Shimano made a spoke wrench that worked from the bottom of the nipple. One problem is when you use standard nipples, you need to use a standard spoke wrench, and it's tight quarters at the hub end of things. So you don't want to true a wheel with 16 of these. But it can be done if you have a thing for these wheels and you have a the time. Most shops won't touch them. The last time I saw one that wasn't in our shop for repair was hanging from a hook over the counter at Boulder Sports Recycling. That was a few years ago. Maybe it's still there.
Bontrager gave up on paired spokes around 2008 or '09. The spokes tended to crack at the nipple, especially under heavier riders. We'll occasionally get one for truing that isn't cracked. Most of them in our area have either been replaced or are sitting in garages on bikes that are no longer used. Giant had a paired-spoke wheel, too but that disappeared around the same time. It seemed more durable, but it was a lot heavier than the Bontragers. Campagnolo's boutique wheels used standard radial spoking in front and a triple pattern in the rear--one radial spoke from one side and a pair of tangential spokes from the other..This is sort of like Mavic's pattern, except Mavic spaced the spokes evenly around the wheel.
By passing the spoke through the side of the rim Shimano seems to have made a stronger wheel. But my rule is, if more than two or three spokes have broken, or they're starting to break more frequently, it's time to do something drastic. That is, either rebuild the wheel with new spokes and rim, or get a new wheel.

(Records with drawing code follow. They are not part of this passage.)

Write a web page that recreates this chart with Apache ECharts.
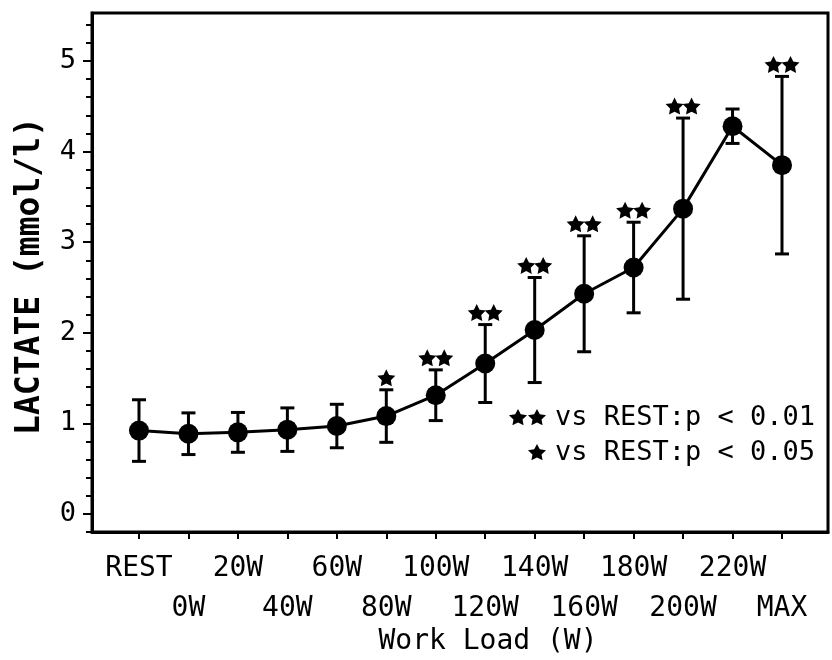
<!DOCTYPE html>
<html>
<head>
<meta charset="utf-8">
<script src="https://cdn.jsdelivr.net/npm/echarts@6/dist/echarts.min.js"></script>
<style>html,body{margin:0;padding:0;background:#fff}#c{width:832px;height:660px}</style>
</head>
<body>
<div id="c"></div>
<script>
// ---- data ----
var categories = ['REST','0W','20W','40W','60W','80W','100W','120W','140W','160W','180W','200W','220W','MAX'];
var lactateMean = [0.92, 0.885, 0.90, 0.93, 0.97, 1.08, 1.31, 1.66, 2.03, 2.43, 2.72, 3.37, 4.28, 3.85];
var lactateSD   = [0.34, 0.23, 0.22, 0.24, 0.24, 0.29, 0.28, 0.43, 0.58, 0.64, 0.50, 1.00, 0.19, 0.98];
var significance = ['', '', '', '', '', '*', '**', '**', '**', '**', '**', '**', '', '**'];
var yTickLabels = [0, 1, 2, 3, 4, 5];
var legendRows = ['vs REST:p < 0.01', 'vs REST:p < 0.05'];

var MONO = 'DejaVu Sans Mono';
var idx = categories.map(function (c, i) { return i; });
var evenIdx = idx.filter(function (i) { return i % 2 === 0; });
var oddIdx = idx.filter(function (i) { return i % 2 === 1; });
var minorTicks = [];
for (var k = -1; k <= 27; k++) { minorTicks.push(Math.round(k * 0.2 * 10) / 10); }

var meanData = idx.map(function (i) { return [i, lactateMean[i]]; });
var errData = idx.map(function (i) { return [i, lactateMean[i] - lactateSD[i], lactateMean[i] + lactateSD[i]]; });
function capsWith(sig) {
  return idx.filter(function (i) { return significance[i] === sig; })
    .map(function (i) { return [i, lactateMean[i] + lactateSD[i]]; });
}
var singleStar = capsWith('*');
var doubleStar = capsWith('**');
function catLabel(v) { return categories[Math.round(v)]; }

// star glyph outline in a 100x100 box
var STAR_PTS = [[50,0],[64.7,29.8],[97.6,34.5],[73.8,57.7],[79.4,90.5],[50,75],[20.6,90.5],[26.2,57.7],[2.4,34.5],[35.3,29.8]];
var STAR = 'M' + STAR_PTS.map(function (p) { return p[0] + ' ' + p[1]; }).join(' L') + ' Z';
function starSeries(data, dx) {
  return {
    type: 'scatter', data: data, z: 4,
    symbol: 'path://' + STAR, symbolSize: [18, 17], symbolOffset: [dx, -12],
    itemStyle: { color: '#000', opacity: 1 }
  };
}
function legendStar(cx, cy) {
  return { type: 'polygon', shape: { points: STAR_PTS.map(function (p) { return [cx - 9.5 + p[0] * 0.19, cy - 9 + p[1] * 0.18]; }) }, style: { fill: '#000' } };
}

var chart = echarts.init(document.getElementById('c'), null, { renderer: 'canvas' });
chart.setOption({
  animation: false,
  backgroundColor: '#fff',
  grid: { left: 92, top: 13, right: 4, bottom: 128, show: true, borderColor: '#000', borderWidth: 3, backgroundColor: 'transparent' },
  xAxis: [{
    type: 'value', min: -0.95, max: 13.93,
    splitLine: { show: false },
    axisLine: { show: true, onZero: false, lineStyle: { color: '#000', width: 3 } },
    axisTick: { show: true, customValues: idx, length: 7, lineStyle: { color: '#000', width: 2 } },
    axisLabel: { customValues: evenIdx, margin: 23, color: '#000', fontFamily: MONO, fontSize: 28, formatter: catLabel }
  }, {
    type: 'value', min: -0.95, max: 13.93, position: 'bottom',
    splitLine: { show: false },
    axisLine: { show: false, onZero: false },
    axisTick: { show: false },
    axisLabel: { customValues: oddIdx, margin: 63, color: '#000', fontFamily: MONO, fontSize: 28, formatter: catLabel }
  }],
  yAxis: [{
    type: 'value', min: -0.2, max: 5.53,
    splitLine: { show: false },
    axisLine: { show: true, onZero: false, lineStyle: { color: '#000', width: 3 } },
    axisTick: { show: true, customValues: yTickLabels, length: 9, lineStyle: { color: '#000', width: 2 } },
    axisLabel: { customValues: yTickLabels, margin: 16, color: '#000', fontFamily: MONO, fontSize: 27, formatter: function (v) { return String(Math.round(v)); } }
  }, {
    type: 'value', min: -0.2, max: 5.53, position: 'left',
    splitLine: { show: false },
    axisLine: { show: false, onZero: false },
    axisTick: { show: true, customValues: minorTicks, length: 6, lineStyle: { color: '#000', width: 2 } },
    axisLabel: { show: false }
  }],
  series: [{
    type: 'custom',
    data: errData,
    z: 2,
    renderItem: function (params, api) {
      var x = api.value(0);
      var lo = api.coord([x, api.value(1)]);
      var hi = api.coord([x, api.value(2)]);
      var w = 7;
      var st = { stroke: '#000', lineWidth: 3 };
      return { type: 'group', children: [
        { type: 'line', shape: { x1: lo[0], y1: lo[1], x2: hi[0], y2: hi[1] }, style: st },
        { type: 'line', shape: { x1: lo[0] - w, y1: lo[1], x2: lo[0] + w, y2: lo[1] }, style: st },
        { type: 'line', shape: { x1: hi[0] - w, y1: hi[1], x2: hi[0] + w, y2: hi[1] }, style: st }
      ] };
    }
  }, {
    type: 'line',
    data: meanData,
    z: 3,
    symbol: 'circle', symbolSize: 20,
    itemStyle: { color: '#000' },
    lineStyle: { color: '#000', width: 3 }
  },
  starSeries(singleStar, 0),
  starSeries(doubleStar, -8.5),
  starSeries(doubleStar, 8.5)
  ],
  graphic: [
    { type: 'text', x: 30, y: 276, rotation: Math.PI / 2,
      style: { text: 'LACTATE (mmol/l)', fill: '#000', font: 'bold 33px "DejaVu Sans Mono"', textAlign: 'center', textVerticalAlign: 'middle' } },
    { type: 'text', x: 488, y: 642,
      style: { text: 'Work Load (W)', fill: '#000', font: '28px "DejaVu Sans Mono"', textAlign: 'center', textVerticalAlign: 'middle' } },
    legendStar(518, 418), legendStar(537, 418),
    { type: 'text', x: 555, y: 418,
      style: { text: legendRows[0], fill: '#000', font: '27px "DejaVu Sans Mono"', textAlign: 'left', textVerticalAlign: 'middle' } },
    legendStar(537, 453),
    { type: 'text', x: 555, y: 453,
      style: { text: legendRows[1], fill: '#000', font: '27px "DejaVu Sans Mono"', textAlign: 'left', textVerticalAlign: 'middle' } }
  ]
});
</script>
</body>
</html>
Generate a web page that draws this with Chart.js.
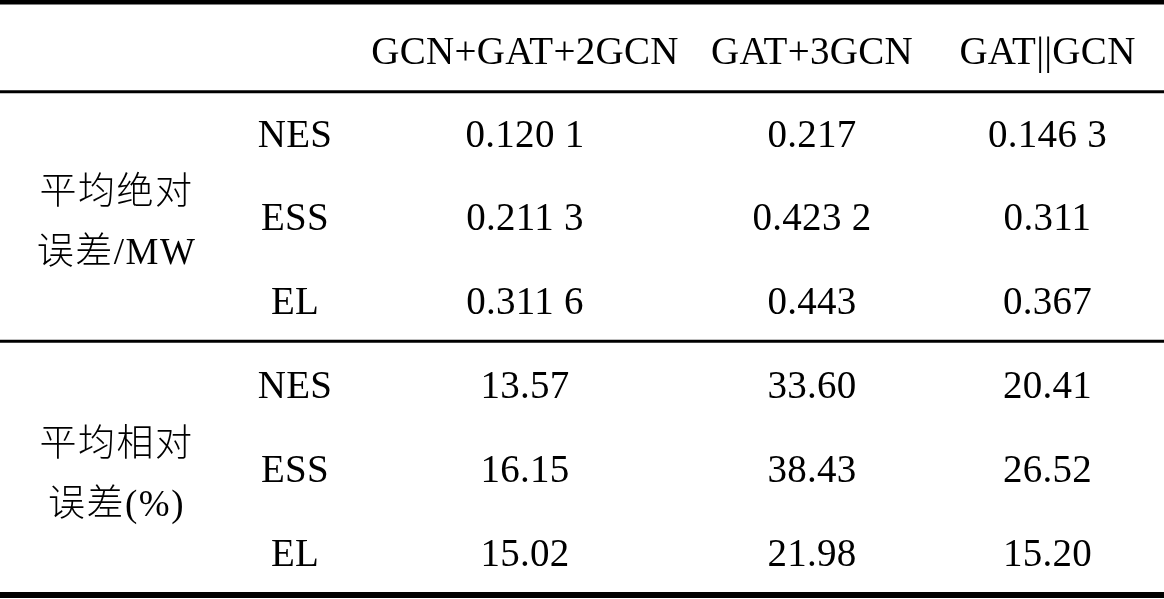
<!DOCTYPE html>
<html>
<head>
<meta charset="utf-8">
<script src="https://cdn.jsdelivr.net/npm/chart.js@4.4.1/dist/chart.umd.min.js"></script>
<style>
  html, body { margin: 0; padding: 0; background: #fff; }
  canvas { display: block; }
</style>
</head>
<body>
<canvas id="errorTable" width="1164" height="599"></canvas>
<script>
// table content
const models = ['GCN+GAT+2GCN', 'GAT+3GCN', 'GAT||GCN'];
const targets = ['NES', 'ESS', 'EL'];
const metricNames = [['平均绝对', '误差/MW'], ['平均相对', '误差(%)']];

// rows follow targets, columns follow models
const maeNES = [0.1201, 0.217, 0.1463];
const maeESS = [0.2113, 0.4232, 0.311];
const maeEL = [0.3116, 0.443, 0.367];
const mreNES = [13.57, 33.60, 20.41];
const mreESS = [16.15, 38.43, 26.52];
const mreEL = [15.02, 21.98, 15.20];

// layout: column widths (px units of the x scale), row heights (units of the y scale)
const colWidths = [233, 124, 336, 238, 233];
const rowHeights = [1.07, 1, 1, 1, 1, 1, 1];

const colEdges = colWidths.reduce((a, w) => a.concat(a[a.length - 1] + w), [0]);
const rowEdges = rowHeights.reduce((a, h) => a.concat(a[a.length - 1] + h), [0]);
const colMid = i => (colEdges[i] + colEdges[i + 1]) / 2;
const rowMid = i => (rowEdges[i] + rowEdges[i + 1]) / 2;

// 0.1201 -> "0.120 1"
const fmtMae = v => {
  const [a, b] = String(v).split('.');
  return b ? a + '.' + b.match(/.{1,3}/g).join(' ') : a;
};
const fmtMre = v => v.toFixed(2);

const toPoints = (rows, rowOffset, fmt) => {
  const pts = [];
  rows.forEach((vals, r) => {
    vals.forEach((v, c) => {
      pts.push({ x: colMid(c + 2), y: rowMid(r + rowOffset), label: fmt(v) });
    });
  });
  return pts;
};

const SERIF = '"Liberation Serif", "Times New Roman", "Noto Sans CJK SC", serif';
const FONT_SIZE = 39;
const INK = '#000';

function textAt(ctx, txt, x, yCenter, size) {
  ctx.font = size + 'px ' + SERIF;
  ctx.textAlign = 'center';
  ctx.textBaseline = 'alphabetic';
  ctx.fillText(txt, x, yCenter + size * 0.33);
}

const tablePlugin = {
  id: 'tablePlugin',
  afterDatasetsDraw(chart) {
    const { ctx, scales: { x, y } } = chart;
    ctx.save();
    ctx.fillStyle = INK;
    ctx.strokeStyle = INK;

    // horizontal rules
    const rules = [[0, 5], [1, 3], [4, 3], [7, 6]];
    rules.forEach(([edge, w]) => {
      const py = y.getPixelForValue(rowEdges[edge]) - (edge === 4 ? 2 : 0);
      ctx.lineWidth = w;
      ctx.beginPath();
      ctx.moveTo(0, py);
      ctx.lineTo(chart.width, py);
      ctx.stroke();
    });

    // header (sits a little below the middle of its row)
    ctx.letterSpacing = '0.3px';
    models.forEach((m, i) => {
      textAt(ctx, m, x.getPixelForValue(colMid(i + 2)), y.getPixelForValue(rowMid(0)) + 4, FONT_SIZE);
    });

    // target names
    [1, 4].forEach(start => {
      targets.forEach((t, r) => {
        textAt(ctx, t, x.getPixelForValue(colMid(1)), y.getPixelForValue(rowMid(start + r)), FONT_SIZE);
      });
    });

    // metric group names (two lines, centred on the middle row)
    ctx.letterSpacing = '1.5px';
    metricNames.forEach((lines, g) => {
      const cy = y.getPixelForValue(rowMid(2 + g * 3));
      const cx = x.getPixelForValue(colMid(0));
      ctx.font = '300 37px ' + SERIF;
      ctx.textAlign = 'center';
      ctx.textBaseline = 'alphabetic';
      ctx.fillText(lines[0], cx, cy - 27 + 37 * 0.36);
      ctx.fillText(lines[1], cx, cy + 33 + 37 * 0.36);
    });
    ctx.letterSpacing = '0.3px';

    // values, placed by the scatter elements
    chart.data.datasets.forEach((ds, di) => {
      const meta = chart.getDatasetMeta(di);
      meta.data.forEach((pt, i) => {
        textAt(ctx, ds.data[i].label, pt.x, pt.y, FONT_SIZE);
      });
    });
    ctx.restore();
  }
};

new Chart(document.getElementById('errorTable'), {
  type: 'scatter',
  data: {
    datasets: [
      { label: 'MAE', data: toPoints([maeNES, maeESS, maeEL], 1, fmtMae), pointRadius: 0, pointHoverRadius: 0 },
      { label: 'MRE', data: toPoints([mreNES, mreESS, mreEL], 4, fmtMre), pointRadius: 0, pointHoverRadius: 0 }
    ]
  },
  options: {
    responsive: false,
    animation: false,
    events: [],
    layout: { padding: { top: 2, bottom: 4, left: 0, right: 0 } },
    plugins: { legend: { display: false }, tooltip: { enabled: false } },
    scales: {
      x: { type: 'linear', display: false, min: 0, max: colEdges[colEdges.length - 1] },
      y: { type: 'linear', display: false, reverse: true, min: 0, max: rowEdges[rowEdges.length - 1] }
    }
  },
  plugins: [tablePlugin]
});
</script>
</body>
</html>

The quality and condition of the hub, and the availability of spokes and rims will guide that decision.
It looks like Rolf is still making these wheels, but every Rolf wheel I've seen was on a bike that was at least eight years old. Maybe the triathletes are still buying Rolf wheels.
And "skip-lacing" a standard rim to work with a paired-spoke hub doesn't work because the holes in the hub are not at regular intervals and the skew between the left and right flanges does not correlate to the drill patter of a standard rim. I imagine someone out there has done this, but it would require different length spokes on the same side of the wheel.